Work required
Would you print the records below from the first line through the line containing "import seaborn as sns", skipping the pictures?

--- START Data lines ---

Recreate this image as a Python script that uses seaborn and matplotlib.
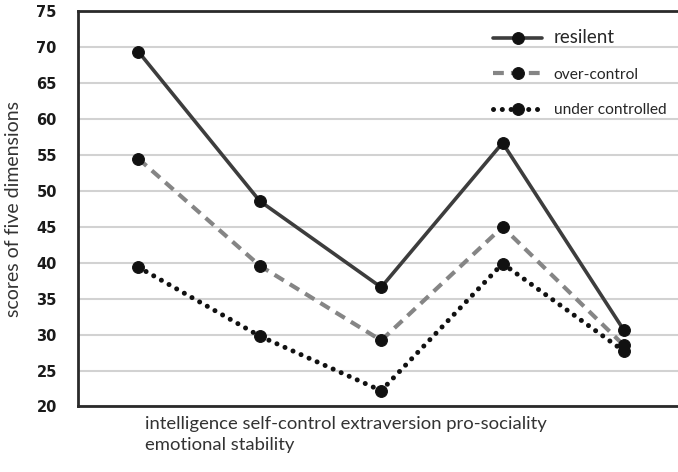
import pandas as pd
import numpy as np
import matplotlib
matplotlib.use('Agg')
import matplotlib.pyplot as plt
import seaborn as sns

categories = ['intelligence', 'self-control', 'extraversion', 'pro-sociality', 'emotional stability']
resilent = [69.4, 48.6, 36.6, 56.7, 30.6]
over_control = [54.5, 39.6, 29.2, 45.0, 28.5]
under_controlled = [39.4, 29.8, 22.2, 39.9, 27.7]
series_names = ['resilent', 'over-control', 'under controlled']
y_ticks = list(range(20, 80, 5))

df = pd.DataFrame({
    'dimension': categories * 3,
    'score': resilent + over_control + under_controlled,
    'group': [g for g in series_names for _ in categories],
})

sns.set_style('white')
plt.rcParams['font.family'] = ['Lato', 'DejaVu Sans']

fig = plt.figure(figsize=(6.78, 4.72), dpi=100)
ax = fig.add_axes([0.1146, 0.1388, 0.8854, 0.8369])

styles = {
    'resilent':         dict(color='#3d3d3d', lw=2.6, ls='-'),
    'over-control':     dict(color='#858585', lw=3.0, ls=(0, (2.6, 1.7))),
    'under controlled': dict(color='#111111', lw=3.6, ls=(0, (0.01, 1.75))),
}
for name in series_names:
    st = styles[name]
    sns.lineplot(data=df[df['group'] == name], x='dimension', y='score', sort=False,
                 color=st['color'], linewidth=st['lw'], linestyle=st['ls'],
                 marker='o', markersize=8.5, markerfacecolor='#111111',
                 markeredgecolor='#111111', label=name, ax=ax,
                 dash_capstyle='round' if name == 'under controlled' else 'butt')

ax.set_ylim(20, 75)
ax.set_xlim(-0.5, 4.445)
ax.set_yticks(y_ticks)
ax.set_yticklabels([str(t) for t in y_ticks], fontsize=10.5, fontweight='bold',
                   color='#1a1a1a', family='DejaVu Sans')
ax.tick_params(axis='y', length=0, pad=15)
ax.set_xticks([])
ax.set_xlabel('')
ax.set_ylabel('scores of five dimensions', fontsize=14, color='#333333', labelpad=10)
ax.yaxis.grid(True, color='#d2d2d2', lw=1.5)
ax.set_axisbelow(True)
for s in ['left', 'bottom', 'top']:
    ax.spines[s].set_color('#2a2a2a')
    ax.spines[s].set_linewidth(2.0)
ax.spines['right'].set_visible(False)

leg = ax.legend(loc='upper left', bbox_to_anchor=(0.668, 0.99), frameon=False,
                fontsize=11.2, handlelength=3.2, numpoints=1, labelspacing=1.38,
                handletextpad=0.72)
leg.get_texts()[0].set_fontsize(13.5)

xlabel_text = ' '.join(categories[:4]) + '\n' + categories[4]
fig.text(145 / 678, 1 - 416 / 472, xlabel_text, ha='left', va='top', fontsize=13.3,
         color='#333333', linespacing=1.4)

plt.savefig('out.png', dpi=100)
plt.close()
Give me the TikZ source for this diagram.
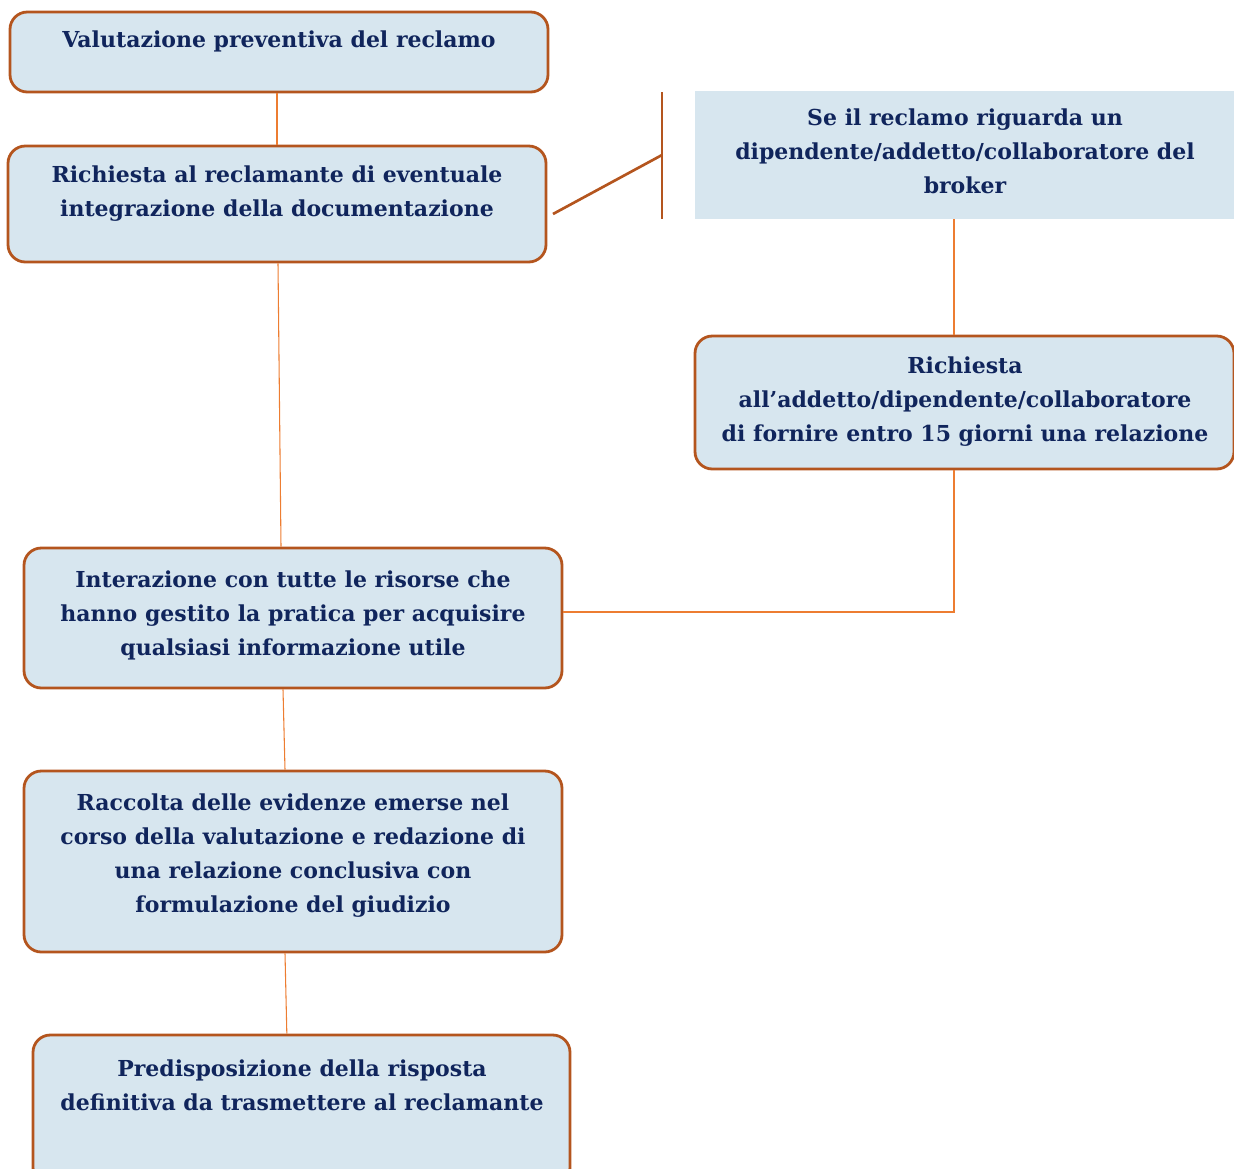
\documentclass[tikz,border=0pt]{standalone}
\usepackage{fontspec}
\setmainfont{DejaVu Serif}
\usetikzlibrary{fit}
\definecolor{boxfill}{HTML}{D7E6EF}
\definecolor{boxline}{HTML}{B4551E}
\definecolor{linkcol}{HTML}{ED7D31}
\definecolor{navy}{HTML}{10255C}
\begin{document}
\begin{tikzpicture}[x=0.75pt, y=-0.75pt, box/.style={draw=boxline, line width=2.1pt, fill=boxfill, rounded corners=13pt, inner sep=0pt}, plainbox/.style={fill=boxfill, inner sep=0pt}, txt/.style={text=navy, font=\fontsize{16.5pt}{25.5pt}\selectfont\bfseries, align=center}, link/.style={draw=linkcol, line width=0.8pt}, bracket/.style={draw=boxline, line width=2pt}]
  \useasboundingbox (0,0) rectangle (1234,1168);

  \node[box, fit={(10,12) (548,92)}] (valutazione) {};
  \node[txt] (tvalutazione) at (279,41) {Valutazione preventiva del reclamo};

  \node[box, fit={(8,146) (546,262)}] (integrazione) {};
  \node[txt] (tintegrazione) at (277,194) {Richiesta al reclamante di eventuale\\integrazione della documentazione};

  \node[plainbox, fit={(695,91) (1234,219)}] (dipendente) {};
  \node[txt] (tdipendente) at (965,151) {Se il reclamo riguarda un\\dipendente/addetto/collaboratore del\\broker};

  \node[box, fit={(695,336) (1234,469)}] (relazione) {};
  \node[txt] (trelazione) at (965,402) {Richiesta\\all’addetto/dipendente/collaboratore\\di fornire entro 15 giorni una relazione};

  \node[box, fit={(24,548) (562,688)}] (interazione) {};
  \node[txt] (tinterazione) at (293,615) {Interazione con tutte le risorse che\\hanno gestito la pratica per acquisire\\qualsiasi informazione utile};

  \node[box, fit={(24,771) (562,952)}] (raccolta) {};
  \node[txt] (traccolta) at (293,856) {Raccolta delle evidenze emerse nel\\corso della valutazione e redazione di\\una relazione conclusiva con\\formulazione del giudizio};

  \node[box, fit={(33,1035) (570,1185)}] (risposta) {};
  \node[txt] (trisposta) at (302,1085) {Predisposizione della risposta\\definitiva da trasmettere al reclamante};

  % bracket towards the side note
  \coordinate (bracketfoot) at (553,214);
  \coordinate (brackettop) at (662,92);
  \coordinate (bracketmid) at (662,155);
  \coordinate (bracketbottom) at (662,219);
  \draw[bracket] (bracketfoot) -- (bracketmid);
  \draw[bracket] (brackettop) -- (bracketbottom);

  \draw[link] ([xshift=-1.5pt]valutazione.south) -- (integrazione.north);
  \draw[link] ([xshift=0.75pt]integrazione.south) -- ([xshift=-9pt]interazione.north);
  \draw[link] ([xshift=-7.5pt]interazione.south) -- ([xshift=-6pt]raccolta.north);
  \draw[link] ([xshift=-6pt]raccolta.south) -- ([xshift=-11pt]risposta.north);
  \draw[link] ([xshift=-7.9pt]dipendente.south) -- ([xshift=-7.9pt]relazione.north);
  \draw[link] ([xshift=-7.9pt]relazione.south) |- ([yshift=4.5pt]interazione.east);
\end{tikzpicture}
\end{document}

--- END Data lines ---

Result
Recreate this image as a Python script that uses seaborn and matplotlib.
import pandas as pd
import numpy as np
import matplotlib
matplotlib.use('Agg')
import matplotlib.pyplot as plt
import seaborn as sns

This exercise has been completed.